Ian Bicking: the old part of his blog

Bundles Schmundles

There's another packaging article up on Slasdot, this time about the ROX Zero Install system. Zero Install is kind of like MacOS X application bundles, though with an important added feature: instead of explicitly copying bundles into your application folder, you only run them remotely (NFS?), with heavy caching so that effectively you are running them locally (but updates can happen magically). As usual there's lots of people talking about how wonderfully simpler MacOS packages are compared to Linux.

In some ways this seems better than Mac's system, because it saves a lot of management issues, including dependency (since one bundle can refer to another bundle, and installation is implicit). Though it opens up a lot of issues as well -- what happens when different updates conflict, e.g., package A and B both depend on package C, but A and B both depend on different versions. This will be quite common as the packages are incrementally updated by their respective authors. Explicit updating of installed software gives an opportunity to manage these conflicts.

Ultimately, I think bundles are the wrong solution to packaging. They handle the simple case, and that's not very interesting. But part of why they appear to be a good solution on MacOS X is because that is largely a proprietary platform. Proprietary applications tend to be more self-contained, and include all their dependencies, because proprietary software makers can't cooperate with each other (there's just little incentive). Open source applications, however, are part of a whole community of software, and have extensive dependencies and interactions. Because there's no commercial overhead, the factoring of applications also tends to be more fine-grained.

But even in the proprietary world, MacOS's system is deficient. Installers are still fairly common -- perhaps those installers just place the bundle in the right location, but that is impossible for me to know. And there's no common way to choose or understand important configuration settings: Which application is the default handler (for a mime type, email, etc)? If I install a plugin, how does it know which browsers I have installed? If I install a service, how do I know it doesn't conflict with other services? (Only one service per port, after all)

Obviously much of Linux software can't be put in bundles currently. Part of the ideal of bundles is that they encourage decoupled application design, so even if we can't do it now, maybe the discipline would make our software better. But decoupling simply isn't possible, and the entire point of a packaging system is to robustly deal with the times when decoupled applications aren't possible: to deal with the system. Naive systems like bundles simply aren't robust with respect to conflicts and application interactions, even as simple as they seem from the outside. Software that isn't robust isn't user friendly, especially when it comes to system management (a task every user has and no user wants).

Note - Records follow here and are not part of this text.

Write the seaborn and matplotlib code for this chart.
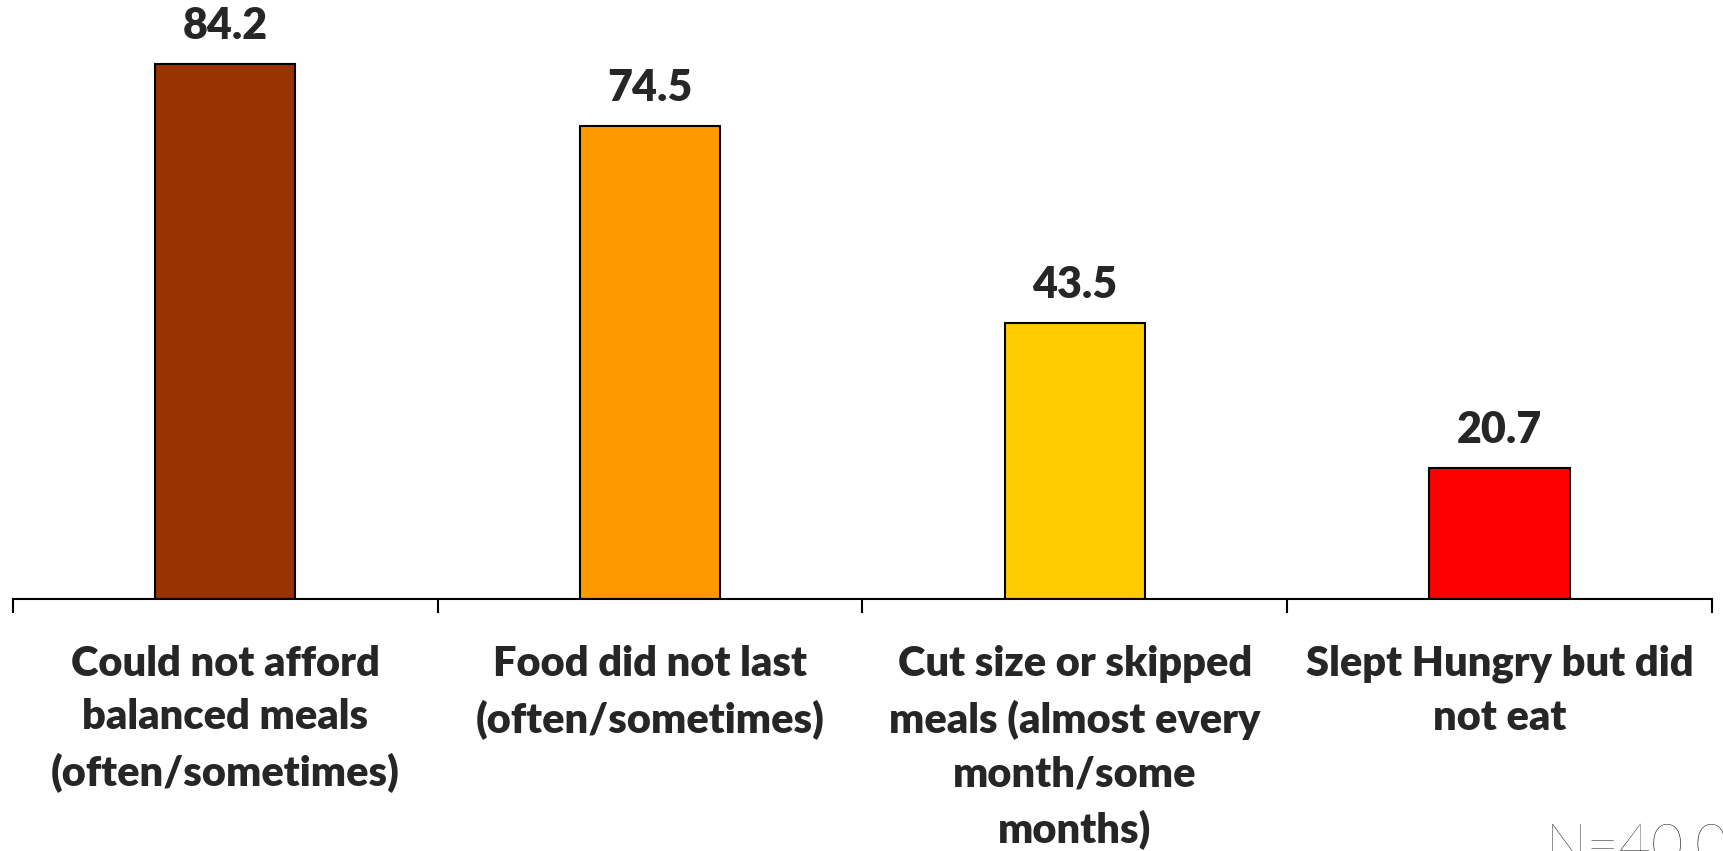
import matplotlib
matplotlib.use("Agg")
import matplotlib.pyplot as plt
import pandas as pd
import seaborn as sns

categories = [
    "Could not afford\nbalanced meals\n(often/sometimes)",
    "Food did not last\n(often/sometimes)",
    "Cut size or skipped\nmeals (almost every\nmonth/some\nmonths)",
    "Slept Hungry but did\nnot eat",
]
values = [84.2, 74.5, 43.5, 20.7]
colors = ["#993300", "#FF9900", "#FFCC00", "#FF0000"]

df = pd.DataFrame({"cat": categories, "val": values})

sns.set_style("white")
plt.rcParams["font.family"] = ["Lato", "DejaVu Sans"]

fig = plt.figure(figsize=(17.23, 8.51), dpi=100)
ax = fig.add_axes([0.0075, 0.296, 0.986, 0.704])

sns.barplot(data=df, x="cat", y="val", hue="cat", palette=colors, legend=False,
            width=0.33, edgecolor="black", linewidth=1.5, saturation=1, ax=ax)

# value labels on top of the bars
for c in ax.containers:
    ax.bar_label(c, fmt="%.1f", padding=13, fontsize=31, fontweight="heavy")

ax.set_ylim(0, 94.3)
ax.set_xlim(-0.5, 3.5)
ax.set_yticks([])
ax.set_xlabel("")
ax.set_ylabel("")
for s in ["left", "top", "right"]:
    ax.spines[s].set_visible(False)
ax.spines["bottom"].set_linewidth(1.5)
ax.spines["bottom"].set_color("black")

# tick marks between the categories, labels under the centres
ax.set_xticks([-0.5, 0.5, 1.5, 2.5, 3.5], minor=True)
ax.tick_params(axis="x", which="minor", length=10, width=1.5, color="black", bottom=True)
ax.tick_params(axis="x", which="major", length=0, pad=33)
ax.set_xticks(range(len(categories)))
ax.set_xticklabels(categories, fontsize=30, fontweight="heavy", linespacing=1.5)

fig.text(0.897, -0.014, "N=40,000", fontsize=40, fontweight="light", va="baseline", ha="left")

fig.savefig("out.png", dpi=100)
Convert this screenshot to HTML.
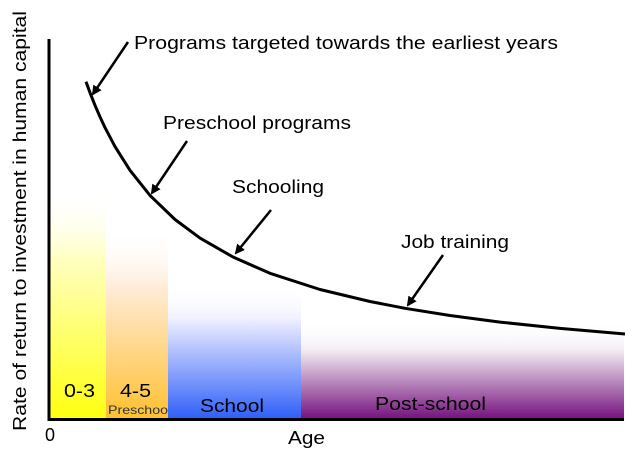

If packaging is seen as too complicated, I think that's because we pay too much attention to the filesystem. The user has no place in the modern filesystem. There's nothing useful for them to do there. There are some select places where they can do something -- /etc, some parts of /var (e.g., /var/www), and /home. That's it. (And while paths differ, the same is largely true for Windows and MacOS as well.) All the other parts of the filesystem are managed by specific applications (and even /etc should really be managed as well). Even inside /home there are managed areas -- Library on MacOS, or a pile of .whatever files in Linux.

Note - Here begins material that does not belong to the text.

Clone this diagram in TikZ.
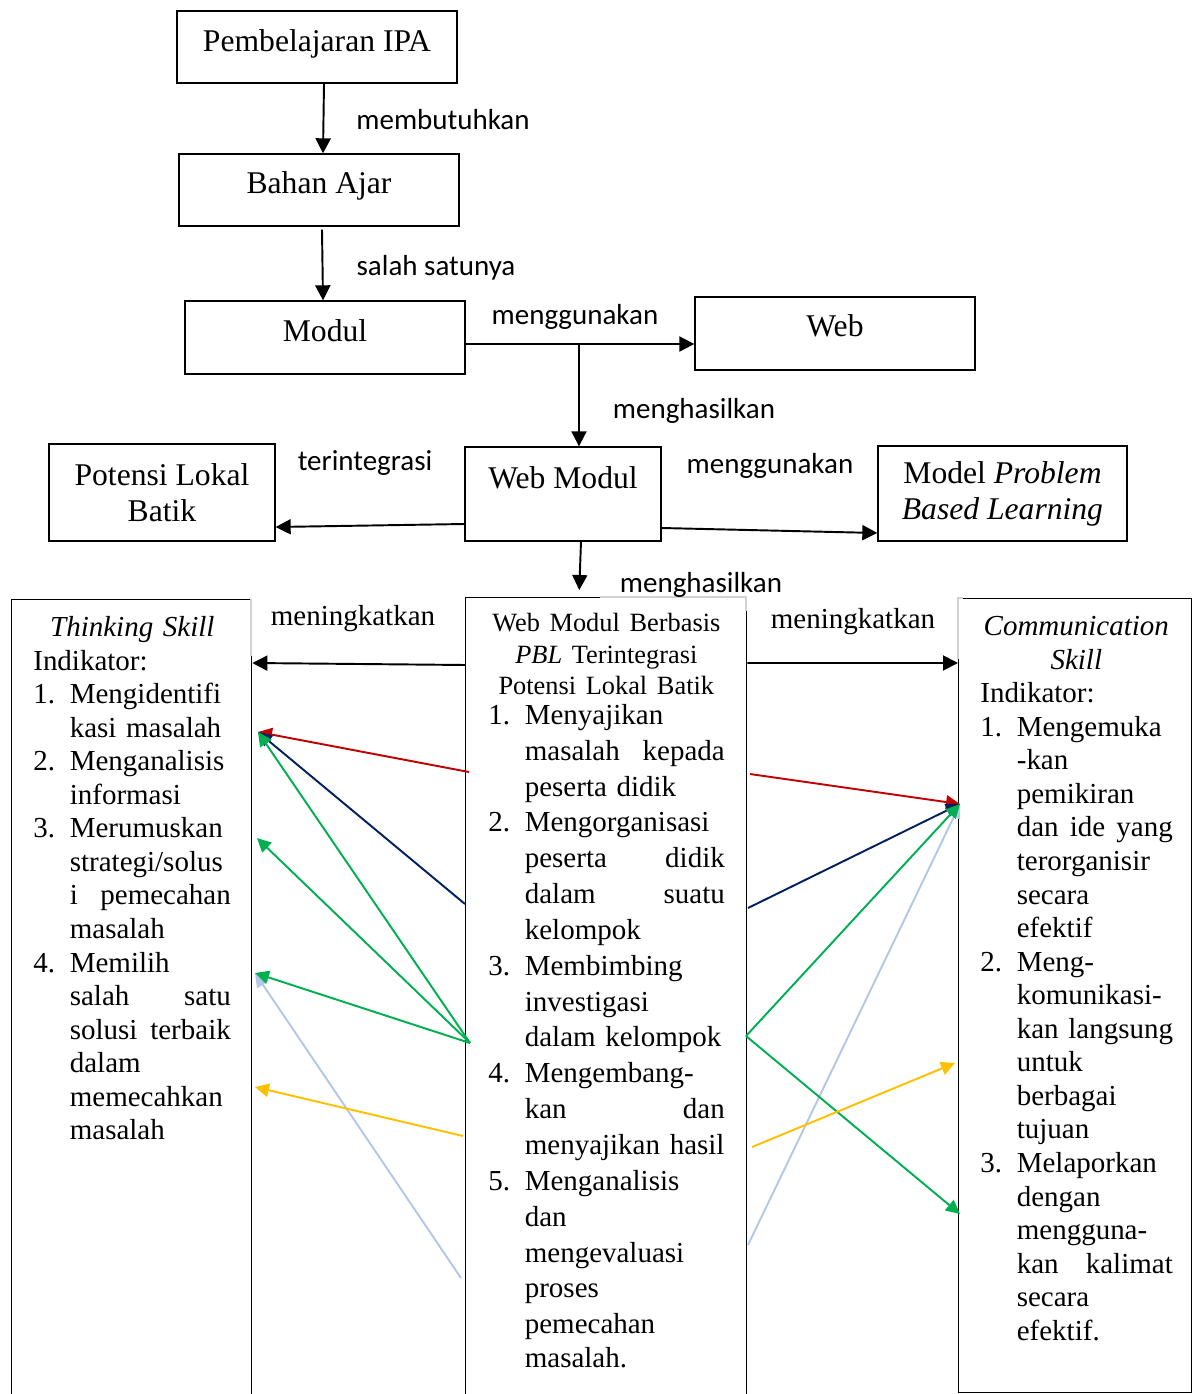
\documentclass[tikz,border=0pt]{standalone}
\usepackage{fontspec}
\setmainfont{Liberation Serif}
\newfontfamily\lblfont{Carlito}
\usetikzlibrary{arrows.meta}
\definecolor{cred}{RGB}{192,0,0}
\definecolor{cnavy}{RGB}{0,32,96}
\definecolor{cgreen}{RGB}{0,176,80}
\definecolor{cyellow}{RGB}{255,192,0}
\definecolor{cblue}{RGB}{180,199,231}
\newcommand{\li}[2]{\makebox[0.73cm][l]{#1}\mbox{#2}}
\newcommand{\spread}[2][3.22cm]{\hbox to #1{#2}}

\begin{document}
\begin{tikzpicture}[x = 0.02cm, y = -0.02cm,
	box/.style = {draw, line width = 0.8pt, font = \fontsize{18}{20.4}\selectfont, align = center},
	one/.style = {text height = 0.45cm, text depth = #1},
	frame/.style = {draw, line width = 0.8pt, anchor = north west, inner sep = 0pt},
	txt/.style = {anchor = north west, inner sep = 0pt, font = \fontsize{16.5}{19.1}\selectfont},
	lbl/.style = {font = \lblfont\fontsize{16.5}{19}\selectfont, text height = 0.4cm, text depth = 0.1cm},
	serlbl/.style = {font = \fontsize{16.5}{19}\selectfont, text height = 0.4cm, text depth = 0.1cm},
	arr/.style = {line width = 1.1pt, -{Triangle[length = 0.3cm, width = 0.3cm]}},
	cl/.style = {line width = 1.1pt, draw = #1, fill = #1, -{Triangle[length = 0.28cm, width = 0.27cm]}}]
	\useasboundingbox (0, 0) rectangle (1192, 1394);
		% upper boxes
		\node[box, one = 0.27cm, minimum width = 5.6cm, minimum height = 1.44cm] (ipa) at (317, 47) {Pembelajaran IPA};
		\node[box, one = 0.31cm, minimum width = 5.6cm, minimum height = 1.44cm] (bahan) at (319, 190) {Bahan Ajar};
		\node[box, one = 0.31cm, minimum width = 5.6cm, minimum height = 1.46cm] (modul) at (325, 337.5) {Modul};
		\node[box, one = 0.35cm, minimum width = 5.6cm, minimum height = 1.46cm] (web) at (835, 333.5) {Web};
		\node[box, minimum width = 4.52cm, minimum height = 1.94cm] (potensi) at (162, 492.5) {Potensi Lokal\\ Batik};
		\node[box, one = 0.67cm, minimum width = 3.92cm, minimum height = 1.88cm] (webmod) at (563, 494) {Web Modul};
		\node[box, minimum width = 4.98cm, minimum height = 1.9cm] (pbl) at (1002.5, 493.5) {Model \textit{Problem}\\ \textit{Based Learning}};
		% lower frames
		\node[frame, minimum width = 4.8cm, minimum height = 16.1cm] (think) at (11, 599) {};
		\node[frame, minimum width = 5.62cm, minimum height = 16.1cm] (basis) at (465, 597) {};
		\node[frame, minimum width = 4.66cm, minimum height = 15.88cm] (comm) at (958, 598) {};
		\draw[gray!35, line width = 0.8pt] (600, 597) -- (746, 597) -- (746, 611);
		\draw[gray!35, line width = 0.8pt] (251, 599) -- (251, 656);
		\draw[gray!35, line width = 0.8pt] (963, 598) -- (958, 598) -- (958, 659);
		% texts in the frames
		\node[txt, text width = 3.96cm] (thinktxt) at ([shift = {(0.44cm, -0.34cm)}] think.north west) {%
			{\centering\itshape Thinking Skill\par}
			Indikator:\\
			\li{1.}{Mengidentifi}\\
			\li{}{kasi masalah}\\
			\li{2.}{Menganalisis}\\
			\li{}{informasi}\\
			\li{3.}{Merumuskan}\\
			\li{}{strategi/solus}\\
			\li{}{\spread{i\hfill pemecahan}}\\
			\li{}{masalah}\\
			\li{4.}{Memilih}\\
			\li{}{\spread{salah\hfill satu}}\\
			\li{}{\spread{solusi\hfill terbaik}}\\
			\li{}{dalam}\\
			\li{}{memecahkan}\\
			\li{}{masalah}};
		\node[txt, text width = 4.72cm] (basistxt) at ([shift = {(0.46cm, -0.32cm)}] basis.north west) {%
			{\centering\fontsize{15}{17.9}\selectfont Web Modul Berbasis\\ \textit{PBL} Terintegrasi\\ Potensi Lokal Batik\par}
			\vspace{-0.12cm}
			\fontsize{16.5}{20.4}\selectfont
			\li{1.}{Menyajikan}\\
			\li{}{\spread[4cm]{masalah\hfill kepada}}\\
			\li{}{peserta didik}\\
			\li{2.}{Mengorganisasi}\\
			\li{}{\spread[4cm]{peserta\hfill didik}}\\
			\li{}{\spread[4cm]{dalam\hfill suatu}}\\
			\li{}{kelompok}\\
			\li{3.}{Membimbing}\\
			\li{}{investigasi}\\
			\li{}{dalam kelompok}\\
			\li{4.}{Mengembang-}\\
			\li{}{\spread[4cm]{kan\hfill dan}}\\
			\li{}{menyajikan hasil}\\
			\li{5.}{Menganalisis}\\
			\li{}{dan}\\
			\li{}{mengevaluasi}\\
			\li{}{proses}\\
			\li{}{pemecahan}\\
			\li{}{masalah.}};
		\node[txt, text width = 3.84cm] (commtxt) at ([shift = {(0.44cm, -0.36cm)}] comm.north west) {%
			{\centering\itshape Communication\\ Skill\par}
			Indikator:\\
			\li{1.}{Mengemuka}\\
			\li{}{-kan}\\
			\li{}{pemikiran}\\
			\li{}{\spread[3.12cm]{dan\hfill ide\hfill yang}}\\
			\li{}{terorganisir}\\
			\li{}{secara}\\
			\li{}{efektif}\\
			\li{2.}{Meng-}\\
			\li{}{komunikasi-}\\
			\li{}{kan langsung}\\
			\li{}{untuk}\\
			\li{}{berbagai}\\
			\li{}{tujuan}\\
			\li{3.}{Melaporkan}\\
			\li{}{dengan}\\
			\li{}{mengguna-}\\
			\li{}{\spread[3.12cm]{kan\hfill kalimat}}\\
			\li{}{secara}\\
			\li{}{efektif.}};
		% labels
		\node[lbl] (lbutuh) at (443, 122) {membutuhkan};
		\node[lbl] (lsalah) at (436, 268) {salah satunya};
		\node[lbl] (lguna) at (575, 317) {menggunakan};
		\node[lbl] (lhasil) at (694, 411) {menghasilkan};
		\node[lbl] (lintegrasi) at (365, 463) {terintegrasi};
		\node[lbl] (lgunapbl) at (770, 466) {menggunakan};
		\node[lbl] (lhasilbasis) at (701, 585) {menghasilkan};
		\node[serlbl] (ltingkatkiri) at (353, 618) {meningkatkan};
		\node[serlbl] (ltingkatkanan) at (853, 621) {meningkatkan};
		% black connectors
		\draw[arr] ([xshift = 0.14cm] ipa.south) -- ([xshift = 0.08cm] bahan.north);
		\draw[arr] ([xshift = 0.06cm, yshift = -0.06cm] bahan.south) -- ([xshift = -0.04cm] modul.north);
		\draw[arr] ([yshift = -0.13cm] modul.east) -- ([yshift = -0.13cm] modul.east -| web.west);
		\coordinate (split) at (579, 344);
		\draw[arr] (split) -- (split |- webmod.north);
		\draw[arr] ([yshift = -0.6cm] webmod.west) -- ([yshift = -0.69cm] potensi.east);
		\draw[arr] ([yshift = -0.68cm] webmod.east) -- ([yshift = -0.79cm] pbl.west);
		\draw[arr, shorten > = 0.14cm] ([xshift = 0.36cm] webmod.south) -- ([xshift = 0.32cm] webmod.south |- basis.north);
		\draw[arr] ([yshift = -1.36cm] basis.north west) -- ([yshift = -1.28cm] think.north east);
		\draw[arr] ([yshift = -1.32cm] basis.north east) -- ([yshift = -1.3cm] comm.north west);
		% points for the coloured connectors
		\coordinate (tk1) at (258, 732);
		\coordinate (tk3) at (257, 838);
		\coordinate (tk4) at (255, 973);
		\coordinate (tk5) at (255, 1087);
		\coordinate (cm1) at (960, 804);
		\coordinate (cm2) at (955, 1063);
		\coordinate (cm3) at (960, 1214);
		\coordinate (bl1) at (469, 772);
		\coordinate (bl2) at (465, 904);
		\coordinate (bl3) at (470, 1043);
		\coordinate (bl4) at (463, 1136);
		\coordinate (bl5) at (461, 1278);
		\coordinate (br1) at (750, 774);
		\coordinate (br2) at (748, 908);
		\coordinate (br3) at (746, 1036);
		\coordinate (br4) at (752, 1147);
		\coordinate (br5) at (748, 1245);
		% coloured connectors
		\draw[cl = cblue] (bl5) -- (tk4);
		\draw[cl = cblue] (br5) -- (cm1);
		\draw[cl = cred] (bl1) -- (tk1);
		\draw[cl = cnavy] (bl2) -- (tk1);
		\draw[cl = cgreen] (bl3) -- (tk1);
		\draw[cl = cgreen] (bl3) -- (tk3);
		\draw[cl = cgreen] (bl3) -- (tk4);
		\draw[cl = cyellow] (bl4) -- (tk5);
		\draw[cl = cred] (br1) -- (cm1);
		\draw[cl = cnavy] (br2) -- (cm1);
		\draw[cl = cgreen] (br3) -- (cm1);
		\draw[cl = cgreen] (br3) -- (cm3);
		\draw[cl = cyellow] (br4) -- (cm2);
\end{tikzpicture}
\end{document}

The filesystem isn't even any good for users where they should have control. Files that users manage need to be versioned and well indexed -- things that aren't particular important for application files. The dumb pile-of-bits filesystems that we use are perfectly fine for storing program files and associated data, and there's no reason we should forgo that. But we shouldn't ask more of that pile of bits than it can provide. Bundles turn the file system into a package manager. But it should be fairly obvious that the file system (or the Finder or ROX filer) isn't going to be the kind of rich interface necessary for this most essential of system administration tasks.

Created 04 Apr '04
Modified 14 Dec '04

Comments:

An important feature of application packages is the separation of authority between the OS and the application. The installer needs to protect the system from the vendor. Most of the problems with Windows applications arise because the vendor-provided application installers have always been allowed to walk all over the operating system. RPM was a great leap forward, since the executable code was provided by the system and the package contained only information. Essentially, packages are interpreted by the RPM runtime. This leaves control in the hands of the root user, not the app provider. The Amiga installer was actually a lisp dialect interpreter! One could argue the the usefulness of the the Gentoo Portage system comes from layering a standard install api on code from varied sources and allowing the system to set common options across all installs easily. I'm sure Debian users would preach the joys of that system as well.

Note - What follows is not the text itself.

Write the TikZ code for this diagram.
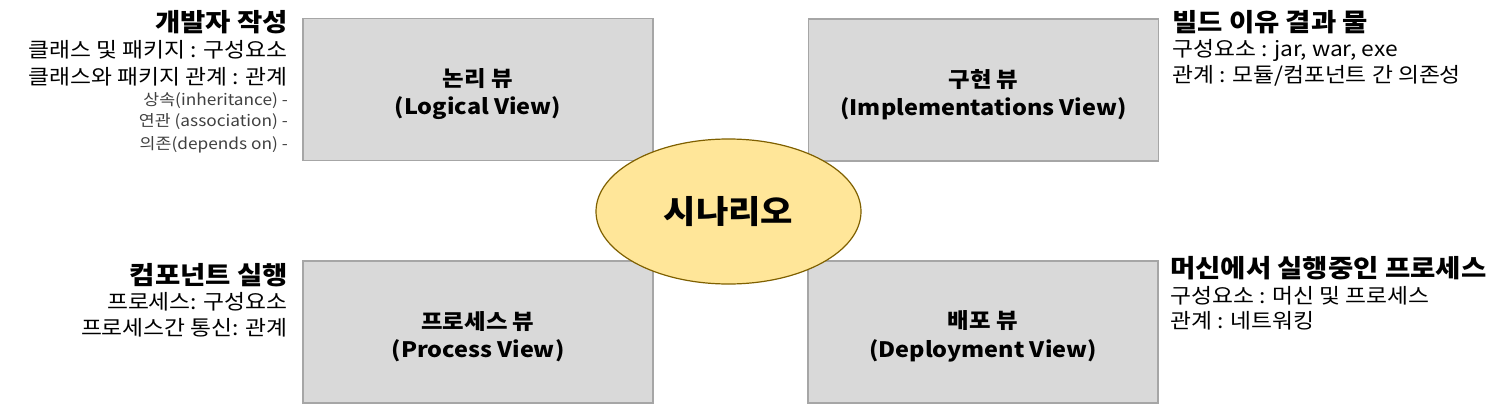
\documentclass[tikz,border=0pt]{standalone}
\usepackage{fontspec}
\setmainfont{Noto Sans CJK KR}[FakeStretch=1.1]
\usetikzlibrary{positioning, shapes.geometric}
\definecolor{boxfill}{HTML}{D9D9D9}
\definecolor{boxline}{HTML}{A6A6A6}
\definecolor{scenfill}{HTML}{FFE699}
\definecolor{scenline}{HTML}{7F6000}
\definecolor{subtext}{HTML}{404040}
\newcommand{\viewstrut}{\rule{0pt}{27pt}}

\tikzset{
	viewbox/.style={draw=boxline, fill=boxfill, line width=1.2pt, minimum width=350pt, minimum height=142pt, align=center, font=\fontsize{21.3}{28.5}\selectfont\bfseries},
	scenario/.style={ellipse, draw=scenline, fill=scenfill, line width=1.2pt, minimum width=265pt, minimum height=145pt, inner sep=0pt, font=\fontsize{32}{36}\selectfont\bfseries},
	headline/.style={inner sep=0pt, font=\fontsize{25}{28}\selectfont\bfseries},
	noteline/.style={inner sep=0pt, font=\fontsize{20.7}{24}\selectfont},
	smallline/.style={inner sep=0pt, text=subtext, font=\fontsize{15.7}{18}\selectfont}
}

\begin{document}
\begin{tikzpicture}[x=1pt, y=-1pt]
	\useasboundingbox (0,0) rectangle (1504,404);
	% the four views
	\node[viewbox] (logical) at (478,89.5) {\viewstrut 논리 뷰\\(Logical View)};
	\node[viewbox] (impl) at (983.5,90) {\viewstrut 구현 뷰\\(Implementations View)};
	\node[viewbox] (process) at (478,332) {\viewstrut 프로세스 뷰\\(Process View)};
	\node[viewbox] (deploy) at (983,332) {\viewstrut 배포 뷰\\(Deployment View)};
	
	\node[scenario] (scen) at (728.5,211.5) {시나리오};
	
	% notes on the left
	\node[headline, anchor=east] (devhead) at (288,22) {개발자 작성};
	\node[noteline, anchor=east] (devnote1) at (288,50) {클래스 및 패키지 : 구성요소};
	\node[noteline, anchor=east] (devnote2) at (288,77) {클래스와 패키지 관계 : 관계};
	\node[smallline, anchor=east] (rel1) at (288,101) {상속(inheritance) -};
	\node[smallline, anchor=east] (rel2) at (288,122) {연관 (association) -};
	\node[smallline, anchor=east] (rel3) at (288,145) {의존(depends on) -};
	
	\node[headline, anchor=east] (runhead) at (288,275) {컴포넌트 실행};
	\node[noteline, anchor=east] (runnote1) at (288,302) {프로세스: 구성요소};
	\node[noteline, anchor=east] (runnote2) at (288,328) {프로세스간 통신: 관계};
	
	% notes on the right
	\node[headline, anchor=west] (buildhead) at (1172,22) {빌드 이유 결과 물};
	\node[noteline, anchor=west] (buildnote1) at (1172,50) {구성요소 : jar, war, exe};
	\node[noteline, anchor=west] (buildnote2) at (1172,76) {관계 : 모듈/컴포넌트 간 의존성};
	
	\node[headline, anchor=west] (machead) at (1170,268) {머신에서 실행중인 프로세스};
	\node[noteline, anchor=west] (macnote1) at (1170,296) {구성요소 : 머신 및 프로세스};
	\node[noteline, anchor=west] (macnote2) at (1170,321) {관계 : 네트워킹};
\end{tikzpicture}
\end{document}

Dependencies are clearly a hard problem, especially with binary packages, since the unix idiom is that all options and dependencies need to be configured at compile-time. That problem really centers around code design, not packaging. The best that a packaging system can do is NOT MAKE IT WORSE. A good packaging system makes a system manageable by putting the authority in the hands of the operator. A weak or nonexistant packaging system leads to dll hell, packages breaking other packages and brittle, unstable systems.
# Jeff Sacksteder

Note that RPM and dpkg both allow for arbitrary code to be run on package installation or removal -- but because a lot of the process is automated by the tool, these scripts can be more limited in scope. This doesn't tend to be a problem, because package authors don't go too crazy -- it's used for things like byte compiling code, doing database upgrades, updating configuration scripts, etc. But if, say, Gator (or whatever they're called now) created a Linux package of their product, they could be nearly as evil as they are on Windows.
# Ian Bicking

I want a packaging system that relies on the features of a transactional filesystem. OK, I want a transactional filesystem too. ;-) This would make it possible to install packages without fear of fucking things up too badly on a running system, as I could just roll the back the transaction implied by the install. I can dream, anwyay.

Also, I think current Linux packaging systems like RPM and dpkg are too centered around the "one instance of this piece of software installed in a canonical location" theme. This is really nice for lots of "singleton" things that you don't really want to think too hard about (for instance, bash), but it kind of sucks if you want to install more than one instance of a piece of software on a machine or want to install as a nonroot user. Granted, it's possible to create "retargetable" RPMs and spell explicit installation locations in different ways, but most dpkg and RPM packages aren't created in ways that allow you to do this easily. I also don't want to need to install packages as the root user just to maintain the shared package metadata database... I'd rather install as a "normal" user and have per-user metadata databases that allowed me to choose the files on which the packages' dependencies relied interactively. I'll stop now, because if I don't, I'll have to do something about it. ;-)
# Chris McDonough